Le coppie sposate con regime di separazione dei beni generalmente conservano la titolarità dei beni acquisiti durante il matrimonio (e ovviamente prima). I beni potranno essere ritenuti comuni solo se il coniuge proprietario decide di acquistarlo in comproprietà, oppure di donarne parte al coniuge.
L’intestazione dell’immobile ad uno solo dei coniugi può essere una scelta derivata da un regime fiscale agevolato (età, reddito, prima casa).
Differente il discorso per le coppie sposate in regime di comunione dei beni.
Vale la regola che ogni acquisto compiuto dopo il matrimonio, questi venga considerato di proprietà parimenti di entrambi i coniugi. 50% dell’immobile al marito, 50% dell’immobile alla moglie.
Un coniuge può acquistare una casa senza che l’altro ne sia a conoscenza, ma al momento della sigla del contratto, entrambi i coniugi diverranno automaticamente cointestatari dell’immobile.
La vendita o la donazione, invece, sono un discorso opposto: occorre che entrambi i coniugi siano consenzienti sull’operazione.
Come possono, quindi, i coniugi, tutelarsi in caso di rottura dell’unione?

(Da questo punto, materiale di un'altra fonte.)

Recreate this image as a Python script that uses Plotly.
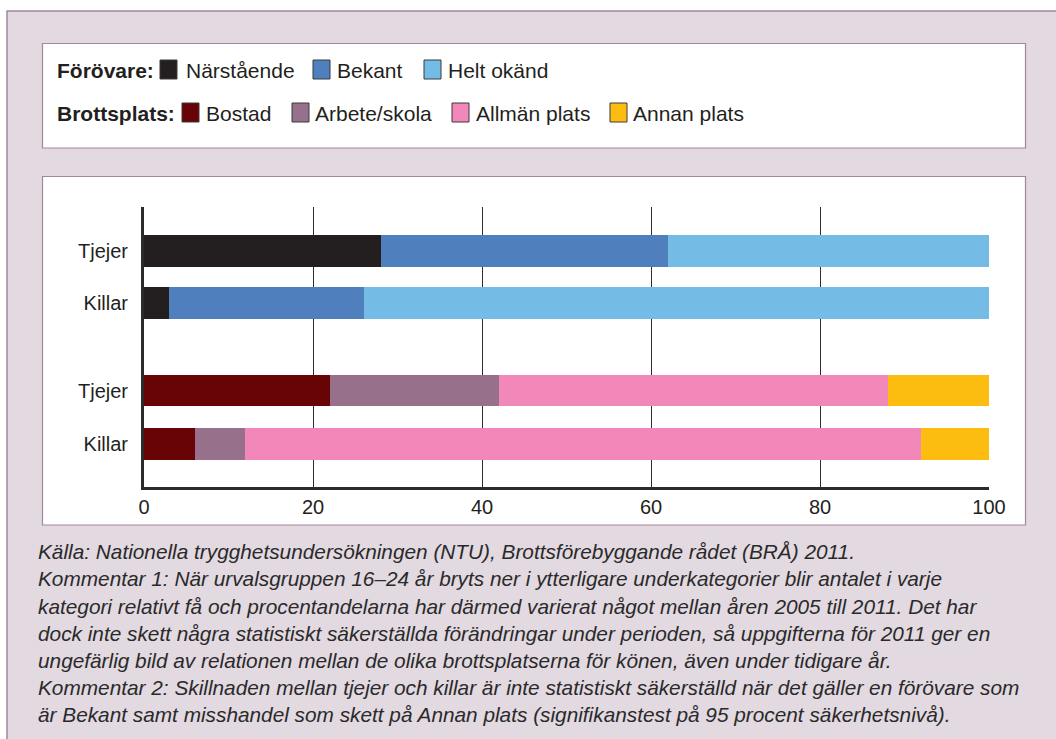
import plotly.graph_objects as go

# ---------------- data ----------------
groups = ["Tjejer", "Killar"]

forovare_names = ["Närstående", "Bekant", "Helt okänd"]
forovare_values = {
    "Närstående": [28, 3],
    "Bekant": [34, 23],
    "Helt okänd": [38, 74],
}
forovare_colors = ["#231f20", "#4f80bd", "#74bbe6"]

plats_names = ["Bostad", "Arbete/skola", "Allmän plats", "Annan plats"]
plats_values = {
    "Bostad": [22, 6],
    "Arbete/skola": [20, 6],
    "Allmän plats": [46, 80],
    "Annan plats": [12, 8],
}
plats_colors = ["#680406", "#97708b", "#f188b9", "#fdbd10"]

x_ticks = [0, 20, 40, 60, 80, 100]

footnotes = [
    "Källa: Nationella trygghetsundersökningen (NTU), Brottsförebyggande rådet (BRÅ) 2011.",
    "Kommentar 1: När urvalsgruppen 16–24 år bryts ner i ytterligare underkategorier blir antalet i varje",
    "kategori relativt få och procentandelarna har därmed varierat något mellan åren 2005 till 2011. Det har",
    "dock inte skett några statistiskt säkerställda förändringar under perioden, så uppgifterna för 2011 ger en",
    "ungefärlig bild av relationen mellan de olika brottsplatserna för könen, även under tidigare år.",
    "Kommentar 2: Skillnaden mellan tjejer och killar är inte statistiskt säkerställd när det gäller en förövare som",
    "är Bekant samt misshandel som skett på Annan plats (signifikanstest på 95 procent säkerhetsnivå).",
]

# ---------------- layout geometry ----------------
W_PX, H_PX = 1056, 739
L, T = 144, 207
PW, PH = 845, 280
R = W_PX - L - PW
B = H_PX - T - PH

def px(X):  # X in screen pixels
    return (X - L) / PW

def py(Y):
    return (T + PH - Y) / PH

pos_forovare = [0, 1]
pos_plats = [2.69, 3.71]
bar_w = 0.6

FONT = "Liberation Sans, Arial, Helvetica, sans-serif"
TXT = "#231f20"
MAUVE_BG = "#e2d9e1"
MAUVE_LINE = "#a3869c"

fig = go.Figure()

for name, col in zip(forovare_names, forovare_colors):
    fig.add_trace(go.Bar(
        x=forovare_values[name], y=pos_forovare, orientation="h",
        marker=dict(color=col, line=dict(width=0)), width=bar_w,
        name=name, showlegend=False, hoverinfo="x+name",
    ))
for name, col in zip(plats_names, plats_colors):
    fig.add_trace(go.Bar(
        x=plats_values[name], y=pos_plats, orientation="h",
        marker=dict(color=col, line=dict(width=0)), width=bar_w,
        name=name, showlegend=False, hoverinfo="x+name",
    ))

shapes = []
annotations = []

# outer mauve panel
shapes.append(dict(type="rect", xref="paper", yref="paper",
                   x0=px(7), x1=px(1080), y0=py(11), y1=py(780),
                   fillcolor=MAUVE_BG, line=dict(color=MAUVE_LINE, width=1.5), layer="below"))
# legend box
shapes.append(dict(type="rect", xref="paper", yref="paper",
                   x0=px(42.5), x1=px(1025.5), y0=py(43.5), y1=py(148),
                   fillcolor="white", line=dict(color=MAUVE_LINE, width=1.2), layer="below"))
# chart box
shapes.append(dict(type="rect", xref="paper", yref="paper",
                   x0=px(42.5), x1=px(1025.5), y0=py(176.5), y1=py(525),
                   fillcolor="white", line=dict(color=MAUVE_LINE, width=1.2), layer="below"))

# legend rows
def legend_row(title, title_x, yc, items):
    annotations.append(dict(text="<b>" + title + "</b>", x=px(title_x), y=py(yc),
                            xref="paper", yref="paper", xanchor="left", yanchor="middle",
                            showarrow=False, font=dict(family=FONT, size=21, color=TXT)))
    for (label, col, sx, tx) in items:
        shapes.append(dict(type="rect", xref="paper", yref="paper",
                           x0=px(sx), x1=px(sx + 17), y0=py(yc - 10), y1=py(yc + 9),
                           fillcolor=col, line=dict(color="#3a3a3a", width=1), layer="above"))
        annotations.append(dict(text=label, x=px(tx), y=py(yc), xref="paper", yref="paper",
                                xanchor="left", yanchor="middle", showarrow=False,
                                font=dict(family=FONT, size=21, color=TXT)))

legend_row("Förövare:", 55, 70, [
    (forovare_names[0], forovare_colors[0], 160, 184),
    (forovare_names[1], forovare_colors[1], 313, 335),
    (forovare_names[2], forovare_colors[2], 424, 446),
])
legend_row("Brottsplats:", 55, 113, [
    (plats_names[0], plats_colors[0], 182, 204),
    (plats_names[1], plats_colors[1], 292, 313),
    (plats_names[2], plats_colors[2], 452, 474),
    (plats_names[3], plats_colors[3], 610, 631),
])

# footnotes
foot_y = [551, 578.5, 606, 633, 660, 687.5, 714.5]
for line, yc in zip(footnotes, foot_y):
    annotations.append(dict(text="<i>" + line + "</i>", x=px(36), y=py(yc),
                            xref="paper", yref="paper", xanchor="left", yanchor="middle",
                            showarrow=False, font=dict(family=FONT, size=20.8, color="#2a2a2a")))

fig.update_layout(
    width=W_PX, height=H_PX,
    margin=dict(l=L, r=R, t=T, b=B, pad=0),
    paper_bgcolor="white",
    plot_bgcolor="rgba(0,0,0,0)",
    barmode="stack",
    bargap=0,
    shapes=shapes,
    annotations=annotations,
    font=dict(family=FONT, size=20, color=TXT),
    xaxis=dict(
        range=[0, 100], tickvals=x_ticks, ticktext=[str(v) for v in x_ticks],
        showgrid=True, gridcolor="#2e2e2e", gridwidth=1,
        zeroline=False, showline=True, linecolor="#2b2b2b", linewidth=3,
        ticks="", tickfont=dict(family=FONT, size=20, color=TXT),
        ticklabelstandoff=0, fixedrange=True,
    ),
    yaxis=dict(
        range=[4.538, -0.846], tickvals=pos_forovare + pos_plats,
        ticktext=groups + groups,
        showgrid=False, zeroline=False, showline=True, linecolor="#2b2b2b", linewidth=3,
        ticks="", tickfont=dict(family=FONT, size=20, color=TXT),
        ticklabelstandoff=9, fixedrange=True,
    ),
)

fig.write_html(
    "out.html",
    config={"displayModeBar": False},
    post_script="document.body.style.margin='0';document.body.style.overflow='hidden';",
)
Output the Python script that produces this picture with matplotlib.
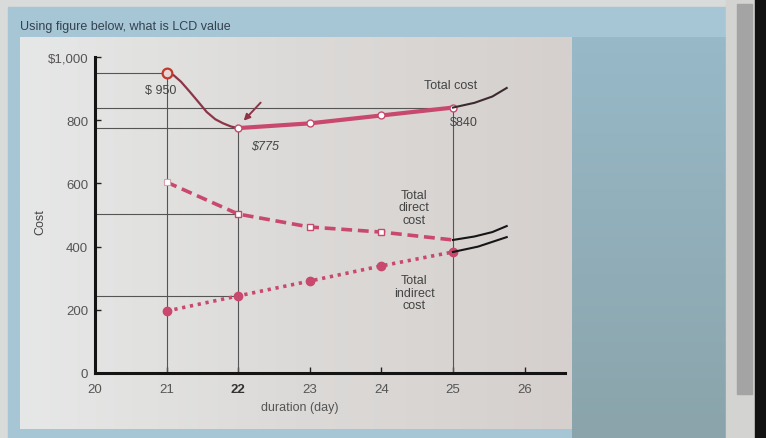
import numpy as np
import matplotlib
matplotlib.use("Agg")
import matplotlib.pyplot as plt
from matplotlib.patches import Rectangle

plt.rcParams['font.family'] = ['Liberation Sans', 'DejaVu Sans']

# values
days = [21, 22, 23, 24, 25]
total_cost = [950, 775, 790, 815, 840]
direct_cost = [604, 503, 462, 446, 421]
indirect_cost = [196, 244, 291, 339, 383]

# the hand drawn part of total cost between day 21 and 22
curve_days = [21.0, 21.1, 21.2, 21.32, 21.45, 21.56, 21.68, 21.79, 21.9, 22.0]
curve_cost = [950, 942, 922, 891, 856, 826, 803, 790, 780, 775]

# black continuations drawn past day 25
ext_total_x = [25.0, 25.3, 25.55, 25.75]
ext_total_y = [840, 855, 875, 902]
ext_direct_x = [25.0, 25.3, 25.55, 25.75]
ext_direct_y = [421, 432, 446, 465]
ext_indirect_x = [25.0, 25.35, 25.75]
ext_indirect_y = [383, 400, 430]

x_ticks = [20, 21, 22, 23, 24, 25, 26]
y_ticks = [0, 200, 400, 600, 800, 1000]
y_tick_labels = ['0', '200', '400', '600', '800', '$1,000']

W, H = 766, 439
fig = plt.figure(figsize=(W / 100, H / 100), dpi=100)

# screen around the chart, in pixel coords
bg = fig.add_axes([0, 0, 1, 1])
bg.set_xlim(0, W)
bg.set_ylim(H, 0)
bg.axis('off')
bg.add_patch(Rectangle((0, 0), W, H, color='#d9dbdb'))
bg.add_patch(Rectangle((8, 8), 718, H, color='#a6c6d6'))
side = matplotlib.colors.LinearSegmentedColormap.from_list('s', ['#97b9c8', '#8ba4ab'])
bg.imshow(np.linspace(0, 1, 100)[:, None], extent=(572, 726, H, 38), cmap=side,
          aspect='auto', zorder=1)
grad = np.linspace(0, 1, 200)[None, :]
panel_cmap = matplotlib.colors.LinearSegmentedColormap.from_list('p', ['#e6e8e7', '#dcdad8', '#d5d0ce'])
bg.imshow(grad, extent=(20, 572, 430, 38), cmap=panel_cmap, aspect='auto', zorder=1)
bg.add_patch(Rectangle((726, 0), 30, H, color='#d3d3d1', zorder=2))
bg.add_patch(Rectangle((737, 5), 15, 390, color='#a3a4a3', zorder=2))
bg.add_patch(Rectangle((755, 0), 11, H, color='#121212', zorder=2))

fig.text(20 / W, 1 - 27 / H, 'Using figure below, what is LCD value',
         fontsize=9, color='#34414f', va='center')

ax = fig.add_axes([95 / W, (H - 374) / H, 470 / W, 316 / H])
ax.set_facecolor('none')
ax.set_xlim(20, 20 + 470 / 71.6)
ax.set_ylim(0, 1000)
for s in ['top', 'right']:
    ax.spines[s].set_visible(False)
for s in ['left', 'bottom']:
    ax.spines[s].set_linewidth(2.2)
    ax.spines[s].set_color('#141414')
ax.set_xticks(x_ticks)
ax.set_yticks(y_ticks)
ax.set_yticklabels(y_tick_labels)
ax.tick_params(direction='in', length=4, width=1, colors='#222222',
               labelcolor='#555555', labelsize=9.5)
ax.tick_params(axis='y', pad=5)
ax.tick_params(axis='x', pad=7)
for lab in ax.get_xticklabels():
    if lab.get_text() == '22':
        lab.set_fontweight('bold')
        lab.set_color('#333333')

# reference lines
gc = '#555555'
ax.plot([20, 21], [total_cost[0]] * 2, color=gc, lw=0.8)
ax.plot([20, 25], [total_cost[4]] * 2, color=gc, lw=0.8)
ax.plot([20, 22], [total_cost[1]] * 2, color=gc, lw=0.8)
ax.plot([20, 22], [direct_cost[1]] * 2, color=gc, lw=0.8)
ax.plot([20, 22], [indirect_cost[1]] * 2, color=gc, lw=0.8)
ax.plot([21, 21], [0, total_cost[0]], color=gc, lw=0.8)
ax.plot([22, 22], [0, total_cost[1]], color=gc, lw=0.8)
ax.plot([25, 25], [0, total_cost[4]], color=gc, lw=0.8)

pink = '#c9486e'
# total cost
ax.plot(curve_days, curve_cost, color='#8c3548', lw=1.6, zorder=4)
ax.plot(days[1:], total_cost[1:], color=pink, lw=3, zorder=4,
        marker='o', ms=5, mfc='white', mec=pink, mew=1)
ax.plot(ext_total_x, ext_total_y, color='#3c2a30', lw=1.5, zorder=4)
ax.plot(days[0], total_cost[0], marker='o', ms=7, mfc='#e8d6d6', mec='#c0392b',
        mew=1.6, zorder=5)

# total direct cost
ax.plot(days, direct_cost, color=pink, lw=2.6, dashes=(3, 1.6), zorder=4)
ax.plot(days[1:4], direct_cost[1:4], ls='none', marker='s', ms=5, mfc='white',
        mec=pink, mew=1, zorder=5)
ax.plot(days[0], direct_cost[0], ls='none', marker='s', ms=4, mfc='white',
        mec='#d8a0b0', mew=0.8, zorder=5)
ax.plot(ext_direct_x, ext_direct_y, color='#161616', lw=1.5, zorder=4)

# total indirect cost
ax.plot(days, indirect_cost, color=pink, lw=2.6, dashes=(0.9, 1.3), zorder=4,
        marker='o', ms=6, mfc=pink, mec=pink)
ax.plot(ext_indirect_x, ext_indirect_y, color='#161616', lw=1.5, zorder=4)

ax.annotate('', xy=(22.05, 792), xytext=(22.34, 862),
            arrowprops=dict(arrowstyle='-|>', color='#8c3548', lw=1.4,
                            mutation_scale=9))

tc = '#444444'
fs = 9
ax.text(20.92, 895, '$ 950', fontsize=fs, color=tc, ha='center', va='center')
ax.text(22.38, 718, '$775', fontsize=fs, color=tc, ha='center', va='center',
        style='italic')
ax.text(24.96, 912, 'Total cost', fontsize=fs, color=tc, ha='center', va='center')
ax.text(25.15, 795, '$840', fontsize=fs, color=tc, ha='center', va='center')
ax.text(24.46, 525, 'Total\ndirect\ncost', fontsize=fs, color=tc, ha='center',
        va='center', linespacing=1.05)
ax.text(24.46, 254, 'Total\nindirect\ncost', fontsize=fs, color=tc, ha='center',
        va='center', linespacing=1.05)

fig.text(40 / W, 1 - 222 / H, 'Cost', fontsize=9, color='#444444', rotation=90,
         ha='center', va='center')
fig.text(300 / W, 1 - 408 / H, 'duration (day)', fontsize=9, color='#555555',
         ha='center', va='center')

fig.savefig('out.png', dpi=100)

Nel caso in cui la famiglia abbia dei figli, solitamente, il tribunale sancisce che l’immobile rimane al coniuge economicamente meno potente. Nel caso di divorzio tra coniugi senza figli, e con matrimonio con separazione dei beni, viene disposta l’immediata vendita dell’immobile, ed entrambi i coniugi riceveranno, in proporzione alla percentuale di proprietà, il valore della riscossione dalla vendita.